Reconfigure CMake Cache

Do this whenever you have changed something about your preset.

CTRL+SHIFT+P > “reconfigure” (CMake: Delete Cache and Reconfigure)

Build C++

To build C++, use CTRL+SHIFT+B > Install C++ (R).

Build R Package

To build the R package, use CTRL+SHIFT+B > Build R package (Debug).

Running Unit tests

C++ unit tests aren’t supported in this environment (since R Tools lacks the Google test C++ libraries). But the R ones are supported, of course.
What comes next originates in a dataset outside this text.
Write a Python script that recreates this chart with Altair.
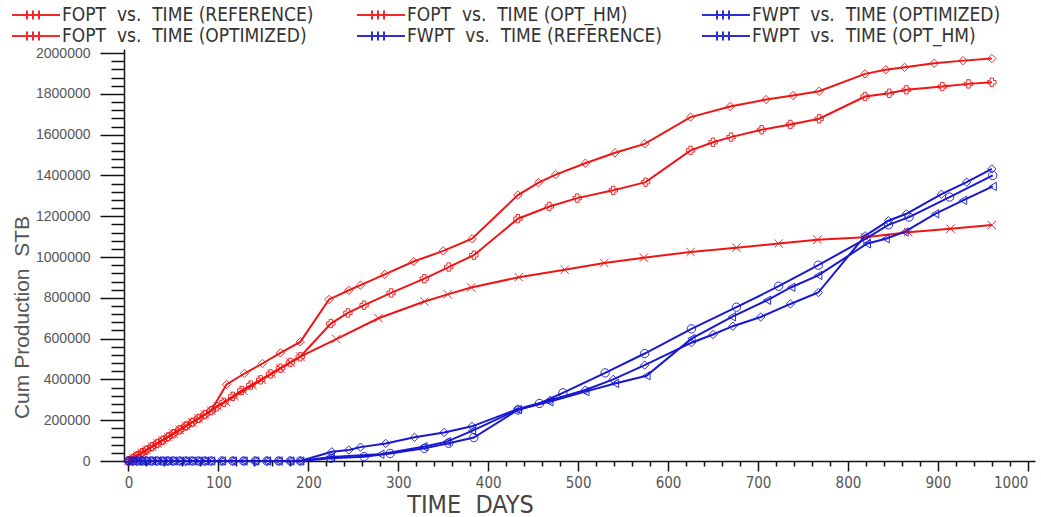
import altair as alt
import pandas as pd

# ---------------- data ----------------
RED = "#f01515"
BLUE = "#1818d0"

S_FOPT_REF = "FOPT\u00a0 vs.\u00a0 TIME (REFERENCE)"
S_FOPT_HM = "FOPT\u00a0 vs.\u00a0 TIME (OPT_HM)"
S_FWPT_OPT = "FWPT\u00a0 vs.\u00a0 TIME (OPTIMIZED)"
S_FOPT_OPT = "FOPT\u00a0 vs.\u00a0 TIME (OPTIMIZED)"
S_FWPT_REF = "FWPT\u00a0 vs.\u00a0 TIME (REFERENCE)"
S_FWPT_HM = "FWPT\u00a0 vs.\u00a0 TIME (OPT_HM)"

series_order = [S_FOPT_REF, S_FOPT_OPT, S_FOPT_HM, S_FWPT_REF, S_FWPT_OPT, S_FWPT_HM]
series_colors = [RED, RED, RED, BLUE, BLUE, BLUE]
marker_codes = ["xmark", "dia_r", "plus", "circ", "tri", "dia_b"]
series_shapes = ["M-1,-1L1,1M-1,1L1,-1", "diamond", "cross", "circle", "triangle-left", "diamond"]

# shared early part of the oil curves
early_t = [0, 5, 10, 15, 20, 26, 32, 38, 44, 50, 57, 64, 71, 78, 85, 92]
early_fopt = [0, 13500, 27000, 40500, 54000, 70000, 86000, 102000, 118000, 134000,
              153000, 172000, 190000, 209000, 228000, 247000]

fopt_ref_t = [99, 108, 118, 128, 138, 148, 159, 169, 180, 191, 231, 278, 329, 355, 381,
              434, 485, 529, 573, 625, 676, 723, 766, 819, 867, 914, 960]
fopt_ref_v = [268000, 291000, 318000, 344000, 371000, 398000, 427000, 454000, 483000, 512000,
              598000, 700000, 782000, 817000, 851000, 901000, 938000, 971000, 997000,
              1025000, 1046000, 1066000, 1085000, 1097000, 1122000, 1139000, 1157000]

fopt_opt_t = [109, 129, 149, 169, 191, 223, 245, 258, 285, 317, 350, 382, 433, 456, 475,
              508, 541, 574, 625, 669, 709, 739, 768, 819, 842, 863, 896, 928, 960]
fopt_opt_v = [375000, 429000, 478000, 530000, 584000, 792000, 837000, 862000, 915000,
              978000, 1030000, 1090000, 1304000, 1365000, 1404000, 1460000, 1511000,
              1555000, 1686000, 1738000, 1772000, 1792000, 1813000, 1898000, 1918000,
              1930000, 1950000, 1963000, 1973000]

fopt_hm_t = [98, 106, 116, 126, 136, 147, 158, 169, 180, 191, 225, 244, 262, 292, 329,
             356, 384, 433, 468, 499, 539, 575, 625, 650, 670, 704, 736, 768, 819, 846,
             865, 905, 934, 960]
fopt_hm_v = [266000, 288000, 317000, 346000, 372000, 398000, 427000, 455000, 483000,
             511000, 674000, 726000, 764000, 824000, 894000, 951000, 1009000, 1188000,
             1248000, 1289000, 1327000, 1367000, 1523000, 1563000, 1588000, 1624000,
             1650000, 1678000, 1787000, 1803000, 1820000, 1836000, 1849000, 1857000]

# water curves: zero until ~190 days
early_w_t = [0, 5, 10, 15, 20, 26, 32, 38, 44, 50, 57, 64, 71, 78, 85, 92, 104, 116,
             128, 141, 154, 167, 180, 191]
early_w_v = [0] * len(early_w_t)

fwpt_hm_t = [226, 245, 258, 286, 318, 351, 382, 433, 469, 508, 539, 574, 626, 650, 672,
             703, 736, 767, 819, 845, 865, 904, 932, 960]
fwpt_hm_v = [45000, 54000, 68000, 86000, 116000, 140000, 170000, 255000, 298000, 348000,
             400000, 470000, 580000, 620000, 661000, 706000, 770000, 826000, 1104000,
             1178000, 1212000, 1308000, 1367000, 1432000]

fwpt_ref_t = [225, 262, 291, 329, 356, 384, 433, 457, 483, 530, 574, 626, 676, 723, 767,
              820, 845, 868, 913, 961]
fwpt_ref_v = [13000, 21000, 37000, 62000, 87000, 115000, 250000, 282000, 334000, 432000,
              527000, 648000, 754000, 857000, 960000, 1090000, 1158000, 1196000, 1294000,
              1400000]

fwpt_opt_t = [225, 280, 328, 354, 382, 433, 468, 508, 541, 576, 626, 671, 710, 737, 767,
              821, 842, 863, 897, 928, 961]
fwpt_opt_v = [20000, 33000, 70000, 95000, 148000, 252000, 290000, 340000, 380000, 418000,
              600000, 707000, 788000, 852000, 910000, 1065000, 1090000, 1123000, 1212000,
              1278000, 1346000]

x_ticks = list(range(0, 1001, 20))
y_ticks = list(range(0, 2000001, 40000))

# ---------------- build table ----------------
color_of = dict(zip(series_order, series_colors))
marker_of = dict(zip(series_order, marker_codes))
rows = []
def add(name, ts, vs):
    for t, v in zip(ts, vs):
        rows.append({"series": name, "marker": marker_of[name], "pcolor": color_of[name],
                     "time": t, "value": v})

add(S_FOPT_REF, early_t + fopt_ref_t, early_fopt + fopt_ref_v)
add(S_FOPT_OPT, early_t + fopt_opt_t, early_fopt + fopt_opt_v)
add(S_FOPT_HM, early_t + fopt_hm_t, early_fopt + fopt_hm_v)
add(S_FWPT_HM, early_w_t + fwpt_hm_t, early_w_v + fwpt_hm_v)
add(S_FWPT_REF, early_w_t + fwpt_ref_t, early_w_v + fwpt_ref_v)
add(S_FWPT_OPT, early_w_t + fwpt_opt_t, early_w_v + fwpt_opt_v)
df = pd.DataFrame(rows)

NARROW = "'Liberation Sans Narrow', 'DejaVu Sans Condensed', sans-serif"
SANS = "'Liberation Sans', Arial, sans-serif"

x_scale = alt.Scale(domain=[-5, 1008], nice=False, zero=False)
y_scale = alt.Scale(domain=[0, 2020000], nice=False)

x_axis = alt.Axis(
    values=x_ticks, tickCount=200, format="d",
    labelExpr="datum.value % 100 === 0 ? datum.label : ''",
    labelOverlap=False, labelFlush=False, grid=False,
    labelAlign={"condition": {"test": "datum.value === 1000", "value": "right"}, "value": "center"},
    tickSize={"condition": {"test": "datum.value % 100 === 0", "value": 10}, "value": 5},
    tickColor="#111", tickWidth=1.5, domainColor="#111", domainWidth=1.5,
    labelFont=NARROW, labelFontSize=15, labelColor="#555", labelPadding=4,
    title="TIME\u00a0 DAYS", titleFont=NARROW, titleFontSize=25, titleFontWeight="normal",
    titleColor="#444", titleX=346, titleY=43, titleBaseline="middle", titleAnchor="middle",
)
y_axis = alt.Axis(
    values=y_ticks, tickCount=200, format="d",
    labelExpr="datum.value % 200000 === 0 ? datum.label : ''",
    labelOverlap=False, labelFlush=False, grid=False,
    tickSize={"condition": {"test": "datum.value % 200000 === 0", "value": 24}, "value": 13},
    tickColor="#111", tickWidth=1.5, domainColor="#111", domainWidth=1.5,
    labelFont=SANS, labelFontSize=14, labelColor="#555", labelPadding=10,
    title="Cum Production\u00a0 STB", titleFont=SANS, titleFontSize=21, titleFontWeight="normal",
    titleColor="#555", titleX=-102, titleY=268, titleBaseline="middle", titleAnchor="middle",
    titleAngle=270,
)

color = alt.Color(
    "series:N",
    scale=alt.Scale(domain=series_order, range=series_colors),
    legend=alt.Legend(
        title=None, orient="none", legendX=-99, legendY=-45, columns=3,
        gridAlign="all", columnPadding=36, rowPadding=0, padding=0,
        symbolType="M-2.4,0H2.4M-0.9,-0.45V0.45M-0.3,-0.45V0.45M0.3,-0.45V0.45",
        symbolSize=400, symbolStrokeWidth=2, symbolFillColor="transparent",
        labelFont=NARROW, labelFontSize=19, labelColor="#333", labelLimit=400,
        labelOffset=15,
    ),
)

base = alt.Chart(df)
lines = base.mark_line(strokeWidth=2).encode(
    x=alt.X("time:Q", scale=x_scale, axis=x_axis),
    y=alt.Y("value:Q", scale=y_scale, axis=y_axis),
    color=color,
    detail="series:N",
)
points = base.mark_point(filled=False, size=70, strokeWidth=1, opacity=0.9).encode(
    x="time:Q",
    y="value:Q",
    color=alt.Color("pcolor:N", scale=None),
    shape=alt.Shape(
        "marker:N",
        scale=alt.Scale(domain=marker_codes, range=series_shapes),
        legend=None,
    ),
)

chart = alt.layer(lines, points).properties(
    width=911, height=412,
    padding={"left": 124, "top": 49, "right": 6, "bottom": 56},
    autosize=alt.AutoSizeParams(type="none"),
    background="white",
).configure_view(stroke=None)

chart.save("out.html", embed_options={"renderer": "svg", "actions": False})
You can run them by opening an R terminal and entering:

devtools::test()
devtools::test(filter="Array") # specific test suite

There is also a UI provided by the Test Explorer plugin. Open the flask icon on the left-hand side of VS Code and you should see a section for “R”. From there, you can explore and run all tests, individual files, or even individual tests. I generally find it’s faster to run all unit tests in the terminal, but I usually use the UI to run individual tests.

Using GDB with R

In a new terminal, open r/ directory and then start R:

cd r
R

Then, get the process ID for your R session

Sys.getpid()

Press F5 to start the debugger and then type in the process ID. After a few seconds, GDB will be attached and you will see the running threads in the lower left corner.

By default, VS Code will be set to break if there is an error. However, if you know a specific line you want to stop at, you can add a breakpoint there by finding the line of C++ code and clicking to the left of that line (or press F9 with your cursor on the line).

Note that you will need to press CTRL+C in the R terminal in order for the breakpoints to attach, due to a known issue, and then press F5 to continue afterward. The breakpoint marker will appear red if it is found, and an empty grey circle if not. If you have not yet loaded the arrow library, then it is normal to not be loaded yet.

You can then either run code in your R terminal or can run the unit test with the usual commands.

Conclusion

That’s how I use VS Code to debug issues in the Arrow R package on Windows. When I first started working with this environment, I struggled a lot to get it to work; I hope this post saves my fellow Arrow contributors a lot of time.